Based on a publication from Ben Unglesbee in Retail Dive, Kohl’s investor suggests company sale, sets stage for board fight.
Inversionistas de Kohl sugieren la venta de la compañía, prepara el escenario para la pelea de la junta
- Macellum Advisors, owner of nearly 5% of Kohl’s common stock, issued a letter to other investors in the retailer Tuesday that called for a board shakeup.
- The investment firm pushed Kohl’s to make a series of moves, including selling property, ramping up stock buybacks and breaking out its e-commerce segment. In a response, Kohl’s said it was «disappointed with the path» Macellum is pursuing and «the unfounded speculation» in its letter.
- In the letter, Macellum also said that «a sales process must commence» for the company as a whole absent a board revamp. «[W]e believe there are multiple buyers that have expressed interest in an acquisition,» wrote Jonathan Duskin, managing partner with Macellum.
Macellum, by its own account, has been agitating quietly for more than a year for Kohl’s to make both operational and financial changes at the company. The financial firm and the retailer entered into a settlement last year that gave Macellum two board seats in return for public silence with other shareholders.

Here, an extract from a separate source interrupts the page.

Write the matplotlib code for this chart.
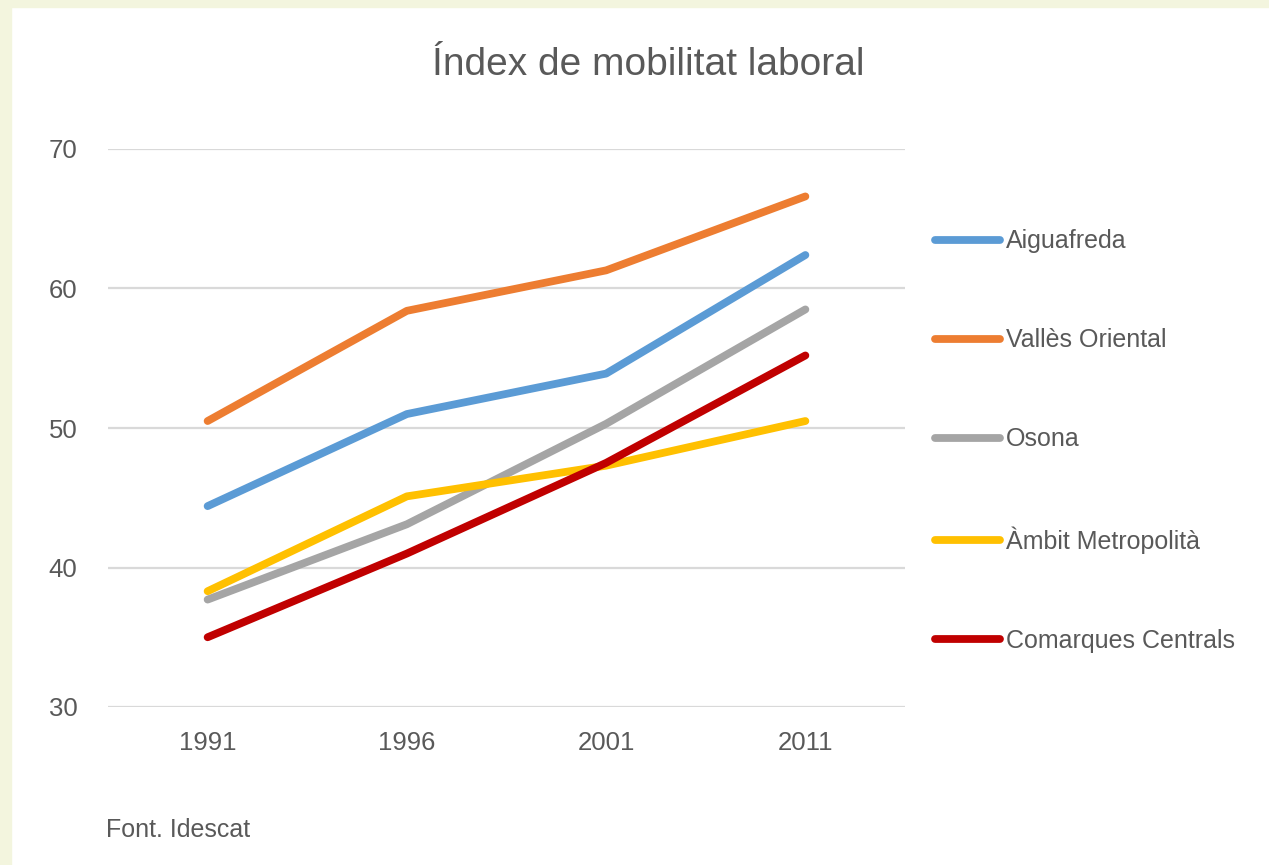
import matplotlib
matplotlib.use("Agg")
import matplotlib.pyplot as plt
from matplotlib.patches import Rectangle

# data
years = ["1991", "1996", "2001", "2011"]
aiguafreda = [44.4, 51.0, 53.9, 62.4]
valles_oriental = [50.5, 58.4, 61.3, 66.6]
osona = [37.7, 43.1, 50.3, 58.5]
ambit_metropolita = [38.3, 45.1, 47.3, 50.5]
comarques_centrals = [35.0, 41.0, 47.5, 55.2]

series_names = ["Aiguafreda", "Vallès Oriental", "Osona", "Àmbit Metropolità", "Comarques Centrals"]
series_values = [aiguafreda, valles_oriental, osona, ambit_metropolita, comarques_centrals]
colors = ["#5B9BD5", "#ED7D31", "#A5A5A5", "#FFC000", "#C00000"]

plt.rcParams['font.family'] = ['Liberation Sans', 'DejaVu Sans']
text_col = "#595959"

fig = plt.figure(figsize=(12.69, 8.65), dpi=100, facecolor="white")
# pale yellow frame on left and top
fig.patches.append(Rectangle((0, 0), 11/1269, 1, transform=fig.transFigure, color="#F3F5DE", zorder=0))
fig.patches.append(Rectangle((0, 1 - 7/865), 1, 7/865, transform=fig.transFigure, color="#F3F5DE", zorder=0))

ax = fig.add_axes([108/1269, 1 - 707/865, (905 - 108)/1269, (707 - 149)/865])
x = range(len(years))
for name, vals, c in zip(series_names, series_values, colors):
    ax.plot(x, vals, color=c, lw=5.6, label=name, solid_capstyle='round', zorder=3)

ax.set_xlim(-0.5, 3.5)
ax.set_ylim(30, 70)
ax.set_yticks([30, 40, 50, 60, 70])
ax.set_xticks(list(x))
ax.set_xticklabels(years)
ax.grid(axis='y', color="#D9D9D9", lw=1.6)
ax.set_axisbelow(True)
for s in ax.spines.values():
    s.set_visible(False)
ax.tick_params(length=0, colors=text_col, labelsize=18.5)
ax.tick_params(axis='y', pad=22)
ax.tick_params(axis='x', pad=17)

fig.text(648/1269, 1 - 65/865, "Índex de mobilitat laboral", ha='center', va='center', fontsize=28, color=text_col)
fig.text(106/1269, 1 - 830/865, "Font. Idescat", ha='left', va='center', fontsize=18, color=text_col)

leg = fig.legend(loc='center left', bbox_to_anchor=(935/1269, 1 - 441/865), frameon=False,
                 fontsize=18, labelspacing=3.0, handlelength=2.6, handletextpad=0.24,
                 borderpad=0, borderaxespad=0, labelcolor=text_col)

fig.savefig("out.png", dpi=100, facecolor=fig.get_facecolor())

The firm is talking now, and launched into Kohl’s and its leaders with a litany of complaints and demands, including a «lack of urgency» as Kohl’s underperforms those retailers Macellum considers its peer group, which includes everyone from Ross Stores to Dick’s Sporting Goods to Walmart.
While Kohl’s agreed to renominate Macellum’s two designees to the board, Duskin wrote that Macellum plans to nominate its own slate of directors at the company’s annual investor meeting this year.
For its part, Kohl’s said that its «recently refreshed Board has the right mix of fresh perspectives, industry and financial expertise and institutional knowledge.» Over the past three years, six new directors have joined the retailer’s board, bringing with them experience from Lululemon, Walmart and Burlington, among other companies.
Many of the items in Duskin’s letter that Macellum is pushing for are familiar refrains among activist investors in retail companies. Included is the sale of $4 billion worth of owned real estate — turning the company from an owner to a renter at those properties — and passing on the cash to shareholders via a stock buyback program.
Macellum also alluded to a fairly recent innovation in terms of financialization of retail companies: the e-commerce spinoff, such as that of Saks Fifth Avenue and being contemplated at Macy’s. Such a spinoff brings in cash by putting the e-commerce operations of a retailer on public markets or up for private investment. It also adds legal and potentially operational complexity to the coordination of physical and digital stores, in an industry that is by and large working to make shopping as seamless as possible across channels.
In the letter, Duskin wrote of Kohl’s breaking out its e-commerce operations: «We believe this can be done in a way whereby the customer experience is unchanged, yet the Company can be accorded a reasonable valuation for this valuable business.»
No doubt asset sales, spinoffs and buybacks could be profitable to shareholders. The question before Kohl’s board is whether the such moves would be best for the company’s long-term interests. Critics of share buybacks say they divert cash away from business investment and toward shareholders. And unlike dividends, buybacks, in the view of their critics, reward short-term investors who sell company stock when prices increase in response to share purchase programs.
In its reply, Kohl’s said that leadership «will continue to aggressively pursue the best interests of all shareholders as we manage the business to increase shareholder value in both the near- and long-term.»
Along with financial changes, Macellum wants to see Kohl’s get more nimble in its merchandising, streamline its offerings, bring product sourcing for private label goods in house, rationalize its distribution network and revamp executive compensation.
In response to Macellum’s letter, Kohl’s touted its brand partnerships, including the recently launched partnership with Sephora and said it was positioned to pass its 2023 financial goals two years ahead of plan.
And barring all that, Macellum urged a sale of the company. «We believe the number of potential suitors for Kohl’s would be even larger if the Board were to announce a true sales process and hire qualified financial advisors to solicit proposals from strategic buyers in the ecommerce and retail sectors, rather than attempting to chill the process as we believe it is doing today,» Duskin said in the letter.
Clarification: This story has been updated to more precisely describe Macellum’s suggestion that Kohl’s break out its e-commerce operations.